Heating cost comes down to one number — the energy your pool needs — priced at your own utility rate. This calculator works out the energy from your volume and temperature rise, then converts it to a fuel bill two ways: therms for a gas heater and kilowatt-hours for a heat pump. You enter the rate, so the result reflects your bill and stays correct no matter how gas and electricity prices move. Nothing here is hardcoded to a tariff or a date.
Pick the energy source, type in your rate (dollars per therm for gas, dollars per kWh for a heat pump), and adjust the efficiency or COP if you know your equipment's figures. The default 82% gas efficiency and a COP of 5 are reasonable starting points for a typical setup.
Formula
First the energy, then the fuel it takes to supply it at your rate:
BTU = gallons × 8.34 × ΔT
Gas: therms = BTU ÷ 100,000 ÷ efficiency, then cost = therms × rate.
Heat pump: kWh = BTU ÷ 3,412 ÷ COP, then cost = kWh × rate.
- 100,000 — BTU in one therm of natural gas.
- 3,412 — BTU in one kilowatt-hour.
- efficiency — how much fuel energy reaches the water (~0.82 for gas).
- COP — heat delivered per unit of electricity (~5 for a heat pump).
Worked example
Warming a 15,000-gallon pool by 10 °F needs 15,000 × 8.34 × 10 = 1,251,000 BTU.
Gas at 82% and $1.50/therm: 1,251,000 ÷ 100,000 ÷ 0.82 = 15.26 therms × $1.50 = $22.89.
Heat pump at COP 5 and $0.15/kWh: 1,251,000 ÷ 3,412 ÷ 5 = 73.3 kWh × $0.15 = $11.00.
Same heat-up, roughly half the cost on the heat pump — the gap that makes heat pumps popular in mild climates.
Reading the running cost
This is the cost of a single heat-up — raising the pool by the degrees you entered, one time. Real running cost over a season is higher, because a heated pool constantly loses heat to the air and to evaporation and the heater keeps topping it back up. The per-heat-up figure is still the right way to compare options, though: it isolates the physics from the weather and lets you put gas and a heat pump side by side on equal terms.
Two things dominate the bill. The first is the temperature rise — energy is directly proportional to ΔT, so heating to 88 °F instead of 82 °F is not a small premium, it is a proportional one, and it recurs every time the pool cools. The second is heat loss, most of it evaporative and most of it preventable with a cover; a solar or bubble cover routinely cuts heating cost by a large fraction because the heater spends far less time replacing lost heat. Beyond that, the source you choose sets the baseline: gas gives speed at a higher per-BTU price, while a heat pump trades speed for a much lower running cost wherever the outside air stays mild. Because you supply the rate, you can re-run this any time your utility price changes and get a current answer — the tool never needs updating to stay accurate.
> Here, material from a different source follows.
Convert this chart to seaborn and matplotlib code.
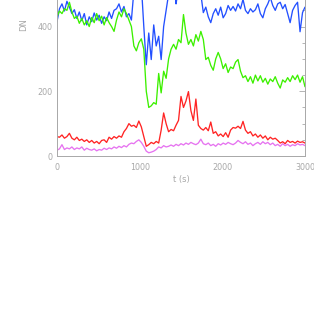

The dollar figure is an estimate from standard energy constants and the rate you enter. Check your own utility bill for the exact price per therm or kWh, and remember that gas efficiency and heat-pump COP vary by model and, for the heat pump, by outside air temperature.
Frequently asked questions
How much does it cost to heat a pool?
It depends on your pool size, the temperature rise and your energy rate. Warming a 15,000-gallon pool 10 °F costs about $22.89 on gas at $1.50/therm, or about $11.00 on a heat pump at $0.15/kWh. Enter your own rate above.
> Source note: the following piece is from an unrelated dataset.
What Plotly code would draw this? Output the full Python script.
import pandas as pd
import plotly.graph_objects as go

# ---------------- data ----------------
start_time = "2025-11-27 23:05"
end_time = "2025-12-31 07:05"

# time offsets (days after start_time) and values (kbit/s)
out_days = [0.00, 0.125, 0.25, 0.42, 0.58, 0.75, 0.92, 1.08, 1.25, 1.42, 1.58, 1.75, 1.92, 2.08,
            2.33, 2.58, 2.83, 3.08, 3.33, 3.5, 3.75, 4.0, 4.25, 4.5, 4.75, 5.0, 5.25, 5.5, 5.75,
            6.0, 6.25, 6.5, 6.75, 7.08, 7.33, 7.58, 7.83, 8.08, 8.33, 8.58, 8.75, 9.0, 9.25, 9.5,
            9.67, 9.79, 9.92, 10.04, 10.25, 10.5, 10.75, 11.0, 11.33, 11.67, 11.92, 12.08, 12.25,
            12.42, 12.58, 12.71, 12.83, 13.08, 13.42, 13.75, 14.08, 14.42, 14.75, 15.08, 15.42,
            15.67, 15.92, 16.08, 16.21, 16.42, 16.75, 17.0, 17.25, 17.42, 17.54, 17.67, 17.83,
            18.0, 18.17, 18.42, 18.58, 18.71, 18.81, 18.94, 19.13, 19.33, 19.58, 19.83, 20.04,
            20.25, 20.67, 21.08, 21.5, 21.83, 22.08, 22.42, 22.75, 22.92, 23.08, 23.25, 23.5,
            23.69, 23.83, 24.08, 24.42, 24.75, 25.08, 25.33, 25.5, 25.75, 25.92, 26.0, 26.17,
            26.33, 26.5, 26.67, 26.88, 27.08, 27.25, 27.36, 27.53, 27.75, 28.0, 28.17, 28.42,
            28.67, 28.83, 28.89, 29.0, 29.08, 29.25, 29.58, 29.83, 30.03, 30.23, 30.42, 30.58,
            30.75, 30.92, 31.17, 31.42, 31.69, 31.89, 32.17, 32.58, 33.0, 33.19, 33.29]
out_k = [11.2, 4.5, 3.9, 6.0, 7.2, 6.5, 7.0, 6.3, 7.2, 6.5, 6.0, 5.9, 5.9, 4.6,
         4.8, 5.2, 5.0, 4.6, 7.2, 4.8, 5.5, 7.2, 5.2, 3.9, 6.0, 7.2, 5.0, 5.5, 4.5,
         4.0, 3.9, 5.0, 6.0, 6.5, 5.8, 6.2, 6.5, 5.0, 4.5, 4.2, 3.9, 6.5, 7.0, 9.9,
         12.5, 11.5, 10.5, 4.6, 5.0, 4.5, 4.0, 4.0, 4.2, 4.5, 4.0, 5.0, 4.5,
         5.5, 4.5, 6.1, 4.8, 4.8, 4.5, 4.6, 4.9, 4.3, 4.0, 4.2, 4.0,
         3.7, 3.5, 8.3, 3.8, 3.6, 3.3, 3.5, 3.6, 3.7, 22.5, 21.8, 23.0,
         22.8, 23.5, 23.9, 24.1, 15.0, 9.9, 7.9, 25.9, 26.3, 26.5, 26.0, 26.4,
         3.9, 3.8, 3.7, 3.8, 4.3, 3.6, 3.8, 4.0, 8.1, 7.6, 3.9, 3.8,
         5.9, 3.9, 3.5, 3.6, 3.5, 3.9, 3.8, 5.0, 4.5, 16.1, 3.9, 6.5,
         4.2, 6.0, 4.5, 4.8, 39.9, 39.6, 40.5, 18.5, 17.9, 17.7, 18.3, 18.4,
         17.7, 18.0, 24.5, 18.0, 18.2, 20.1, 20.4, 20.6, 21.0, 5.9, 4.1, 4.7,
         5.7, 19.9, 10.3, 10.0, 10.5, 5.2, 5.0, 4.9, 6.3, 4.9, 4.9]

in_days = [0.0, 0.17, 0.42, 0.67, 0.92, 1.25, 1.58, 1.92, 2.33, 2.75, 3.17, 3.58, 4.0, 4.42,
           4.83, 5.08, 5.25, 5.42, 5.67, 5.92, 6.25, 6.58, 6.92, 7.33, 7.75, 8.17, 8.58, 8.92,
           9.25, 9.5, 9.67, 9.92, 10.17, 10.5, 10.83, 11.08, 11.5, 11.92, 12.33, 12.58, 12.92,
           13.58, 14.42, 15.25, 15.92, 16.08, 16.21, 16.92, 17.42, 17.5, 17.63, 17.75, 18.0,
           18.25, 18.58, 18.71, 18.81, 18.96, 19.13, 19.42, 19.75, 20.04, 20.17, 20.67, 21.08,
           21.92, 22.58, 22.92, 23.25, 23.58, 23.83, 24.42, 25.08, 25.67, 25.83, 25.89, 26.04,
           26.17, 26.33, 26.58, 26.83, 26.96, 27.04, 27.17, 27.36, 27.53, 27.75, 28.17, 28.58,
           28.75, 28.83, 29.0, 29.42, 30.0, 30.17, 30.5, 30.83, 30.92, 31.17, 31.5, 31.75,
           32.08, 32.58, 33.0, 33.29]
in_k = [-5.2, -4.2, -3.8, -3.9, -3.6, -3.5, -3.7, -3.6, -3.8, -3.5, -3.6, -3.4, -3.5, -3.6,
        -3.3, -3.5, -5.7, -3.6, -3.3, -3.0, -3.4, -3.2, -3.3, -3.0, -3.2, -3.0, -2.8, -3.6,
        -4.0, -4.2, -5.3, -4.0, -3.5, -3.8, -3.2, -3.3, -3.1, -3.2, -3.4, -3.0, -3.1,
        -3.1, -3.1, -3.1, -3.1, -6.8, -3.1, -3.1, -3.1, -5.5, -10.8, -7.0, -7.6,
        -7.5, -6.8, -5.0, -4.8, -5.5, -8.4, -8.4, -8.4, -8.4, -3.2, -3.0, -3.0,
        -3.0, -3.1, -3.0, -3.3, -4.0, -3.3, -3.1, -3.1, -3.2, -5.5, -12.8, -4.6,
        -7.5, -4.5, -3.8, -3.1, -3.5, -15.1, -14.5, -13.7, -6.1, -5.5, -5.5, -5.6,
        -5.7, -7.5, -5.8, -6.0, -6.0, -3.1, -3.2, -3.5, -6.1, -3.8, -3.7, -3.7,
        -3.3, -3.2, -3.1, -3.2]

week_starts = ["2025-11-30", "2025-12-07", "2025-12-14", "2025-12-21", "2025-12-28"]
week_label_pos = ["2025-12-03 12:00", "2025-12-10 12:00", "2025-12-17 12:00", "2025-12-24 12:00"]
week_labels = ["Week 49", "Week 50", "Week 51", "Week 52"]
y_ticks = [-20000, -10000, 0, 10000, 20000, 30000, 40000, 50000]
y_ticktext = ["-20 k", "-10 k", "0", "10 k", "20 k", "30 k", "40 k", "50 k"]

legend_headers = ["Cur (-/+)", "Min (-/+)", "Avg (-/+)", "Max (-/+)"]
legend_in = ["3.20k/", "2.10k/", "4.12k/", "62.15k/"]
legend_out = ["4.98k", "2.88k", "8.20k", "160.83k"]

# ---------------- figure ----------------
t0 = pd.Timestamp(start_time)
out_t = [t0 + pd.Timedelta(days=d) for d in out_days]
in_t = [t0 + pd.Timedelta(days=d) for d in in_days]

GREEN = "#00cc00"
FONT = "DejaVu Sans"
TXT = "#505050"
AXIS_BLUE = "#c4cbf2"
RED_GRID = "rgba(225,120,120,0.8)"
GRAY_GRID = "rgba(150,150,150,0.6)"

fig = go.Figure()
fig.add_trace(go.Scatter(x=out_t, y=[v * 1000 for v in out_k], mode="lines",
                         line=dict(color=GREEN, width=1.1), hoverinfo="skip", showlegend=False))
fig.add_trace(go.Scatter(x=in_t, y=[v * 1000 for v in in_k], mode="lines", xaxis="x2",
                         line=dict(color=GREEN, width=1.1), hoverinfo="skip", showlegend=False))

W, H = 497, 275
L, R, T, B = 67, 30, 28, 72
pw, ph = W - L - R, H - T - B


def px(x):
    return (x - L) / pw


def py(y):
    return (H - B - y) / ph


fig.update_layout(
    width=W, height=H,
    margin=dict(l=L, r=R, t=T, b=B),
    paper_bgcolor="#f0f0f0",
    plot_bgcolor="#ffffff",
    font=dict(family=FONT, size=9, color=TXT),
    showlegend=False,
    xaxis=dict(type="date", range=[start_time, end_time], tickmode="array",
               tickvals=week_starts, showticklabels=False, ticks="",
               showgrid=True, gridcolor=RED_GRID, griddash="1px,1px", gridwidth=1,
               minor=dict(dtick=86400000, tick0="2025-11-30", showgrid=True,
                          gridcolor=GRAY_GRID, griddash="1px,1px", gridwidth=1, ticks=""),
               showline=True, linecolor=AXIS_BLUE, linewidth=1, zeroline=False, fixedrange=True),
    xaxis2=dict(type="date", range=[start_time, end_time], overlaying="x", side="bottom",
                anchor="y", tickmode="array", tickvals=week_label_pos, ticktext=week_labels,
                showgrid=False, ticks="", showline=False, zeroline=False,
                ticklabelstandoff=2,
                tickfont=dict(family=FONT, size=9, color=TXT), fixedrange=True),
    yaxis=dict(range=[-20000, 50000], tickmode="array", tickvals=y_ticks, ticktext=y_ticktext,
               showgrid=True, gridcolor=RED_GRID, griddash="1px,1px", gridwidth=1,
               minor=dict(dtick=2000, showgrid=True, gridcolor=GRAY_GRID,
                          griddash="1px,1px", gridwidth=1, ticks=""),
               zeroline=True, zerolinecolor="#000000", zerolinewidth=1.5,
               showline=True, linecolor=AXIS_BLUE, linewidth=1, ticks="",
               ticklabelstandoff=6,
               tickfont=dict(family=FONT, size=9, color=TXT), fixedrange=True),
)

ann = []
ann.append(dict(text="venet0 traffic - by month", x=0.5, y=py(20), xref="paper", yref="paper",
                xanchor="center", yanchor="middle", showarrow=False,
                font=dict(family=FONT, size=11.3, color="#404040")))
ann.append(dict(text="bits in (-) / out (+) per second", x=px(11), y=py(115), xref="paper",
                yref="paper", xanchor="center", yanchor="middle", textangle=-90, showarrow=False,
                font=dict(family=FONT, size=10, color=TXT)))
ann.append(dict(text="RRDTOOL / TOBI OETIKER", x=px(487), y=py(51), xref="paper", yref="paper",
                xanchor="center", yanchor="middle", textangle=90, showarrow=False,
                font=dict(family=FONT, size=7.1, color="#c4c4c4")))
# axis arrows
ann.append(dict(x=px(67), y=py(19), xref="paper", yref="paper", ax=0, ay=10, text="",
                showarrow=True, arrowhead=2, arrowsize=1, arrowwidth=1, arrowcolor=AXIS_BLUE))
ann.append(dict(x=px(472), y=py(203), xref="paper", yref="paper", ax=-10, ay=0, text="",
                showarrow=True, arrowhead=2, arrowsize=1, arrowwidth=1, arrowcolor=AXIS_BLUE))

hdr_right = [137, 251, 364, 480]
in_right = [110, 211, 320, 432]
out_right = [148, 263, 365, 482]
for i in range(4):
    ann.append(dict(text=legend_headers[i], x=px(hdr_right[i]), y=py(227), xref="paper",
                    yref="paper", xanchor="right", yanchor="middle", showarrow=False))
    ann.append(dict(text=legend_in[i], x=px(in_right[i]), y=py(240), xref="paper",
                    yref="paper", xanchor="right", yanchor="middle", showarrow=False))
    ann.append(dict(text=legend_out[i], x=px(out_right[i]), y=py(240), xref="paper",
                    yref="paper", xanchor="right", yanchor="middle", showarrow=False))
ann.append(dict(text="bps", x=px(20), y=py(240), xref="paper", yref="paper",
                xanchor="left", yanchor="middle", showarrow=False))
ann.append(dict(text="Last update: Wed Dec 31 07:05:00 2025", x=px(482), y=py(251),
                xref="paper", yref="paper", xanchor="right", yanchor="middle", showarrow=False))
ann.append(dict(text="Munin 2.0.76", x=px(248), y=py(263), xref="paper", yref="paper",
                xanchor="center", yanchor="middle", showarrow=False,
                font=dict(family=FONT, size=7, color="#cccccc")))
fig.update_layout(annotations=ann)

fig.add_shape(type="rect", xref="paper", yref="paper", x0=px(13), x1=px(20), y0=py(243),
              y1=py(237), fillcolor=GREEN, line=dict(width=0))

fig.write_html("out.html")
Is a heat pump really cheaper than gas?
In mild climates, usually by a wide margin. A COP of 5 means the heat pump delivers about five units of heat per unit of electricity, so the same heat-up can cost roughly half of gas — compare the two with your own rates above.
Why do you ask me for the energy rate?
Because energy prices change and vary by region. Storing a tariff would make the tool wrong the moment prices moved. You enter your own $/therm or $/kWh, so the answer is always current and specific to you.
What is a therm and how many BTUs is it?
A therm is the standard billing unit for natural gas and equals 100,000 BTU. Gas heaters are less than 100% efficient, so the tool divides by efficiency to find the therms you actually pay for.
Does this include heat lost overnight?
No — it is the cost of one heat-up. A pool loses heat continuously, so season-long cost is higher. A cover is the cheapest way to cut that ongoing loss and the biggest single saving on your bill.
What efficiency and COP should I use?
About 0.82 for a typical gas heater and a COP near 5 for a heat pump are reasonable defaults. If your equipment lists its own figures, enter those — heat-pump COP in particular falls as the outside air gets colder.